The great Mexican fan palm oasis at the narrows of the Los Angeles River, 2010. The grove has since been chainsawed to stumps. Photograph by Jared Farmer.

HCN You end up portraying eucalypts as not necessarily deserving of pejorative terms like “alien.” What’s so great about these water-hoarding trees?

JF It’s puzzling that cultivated eucalyptus has become a symbol of invasion in California. Instead it should be seen as a historical symbol of desire. Californians desired eucs because they grew quickly, because they tolerated a variety of growing conditions (including heat and drought), and mostly because the foliage and bloom and scent and shade made the Golden State more beautiful.

Like it or not, the hard-and-fast categories of “native” and “non-native” are losing applicability. Going forward, we need subtler terminology and politics to deal with the problem of plants out of place. Eucalyptus belongs in some parts of California and doesn’t belong in others. It depends on context. In nature preserves like Channel Islands National Park and fire-prone neighborhoods like the Berkeley Hills, it makes perfect sense to thin their numbers or eradicate them. But in other places – for example, the edges of farms, highways, campuses, metropolitan parks – eucs ought to be maintained as elements of the biocultural landscape. Here they should be tended and replanted as part of the Golden State’s heritage. Only we don’t have to use the same trees as nineteenth-century planters. Botanists and arborists can recommend species and varietals that are shorter, less messy, and more water wise than the old popular favorite, Tasmanian blue gums.

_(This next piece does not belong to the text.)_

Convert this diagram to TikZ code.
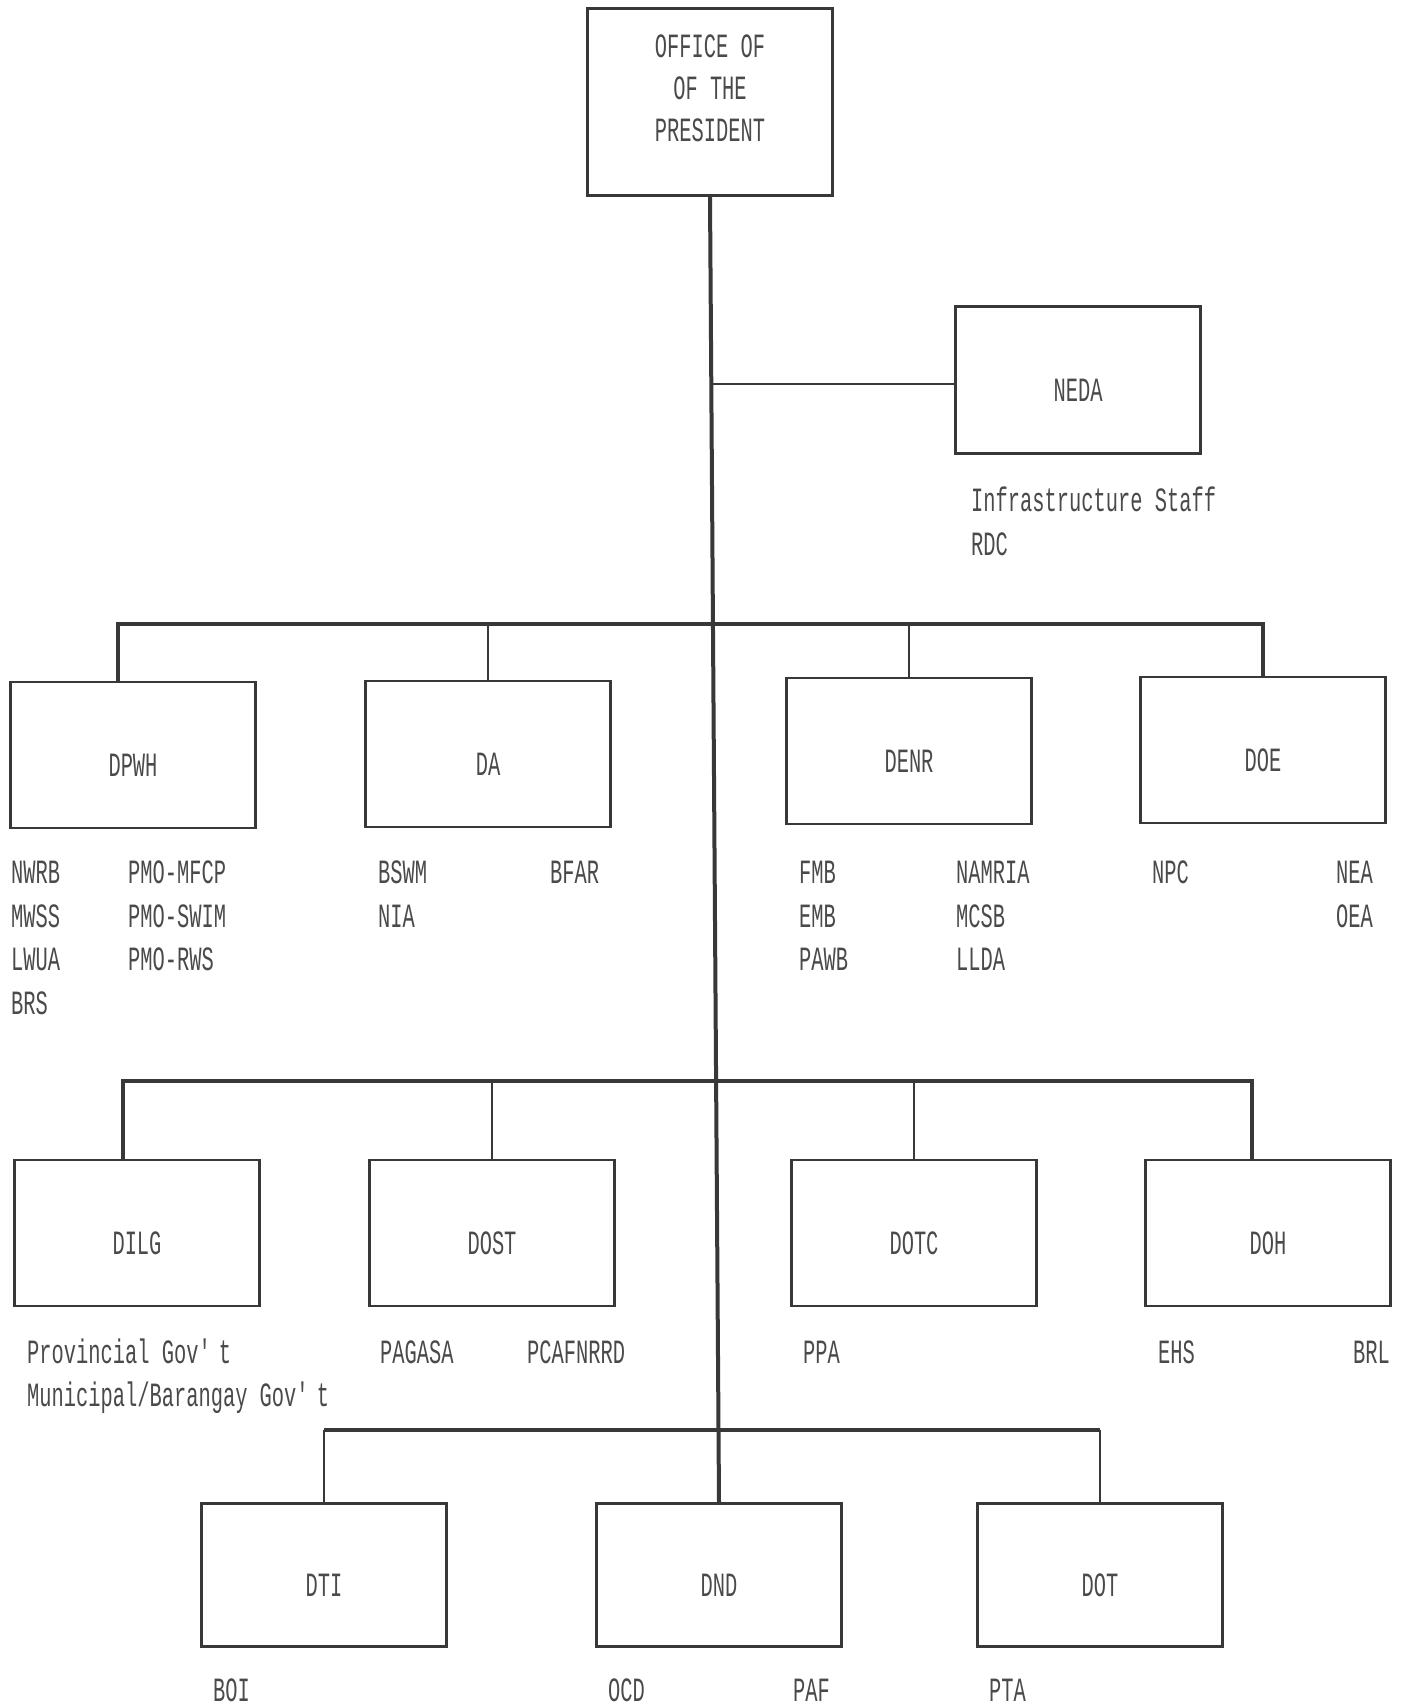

HCN What book is next on your list to write?

JF I plan to write about one of the most significant changes in recent history: the instrumentalization of looking at the planet’s surface from high above, and how that vantage has changed the way we fight wars and manage resources. In other words: a history of aerial photography, satellite imagery and remote sensing, from the invention of the camera through Google Earth and Predator drones. I’m calling it simply The Aerial View.

Tay Wiles is the online editor at High Country News. She Tweets @taywiles.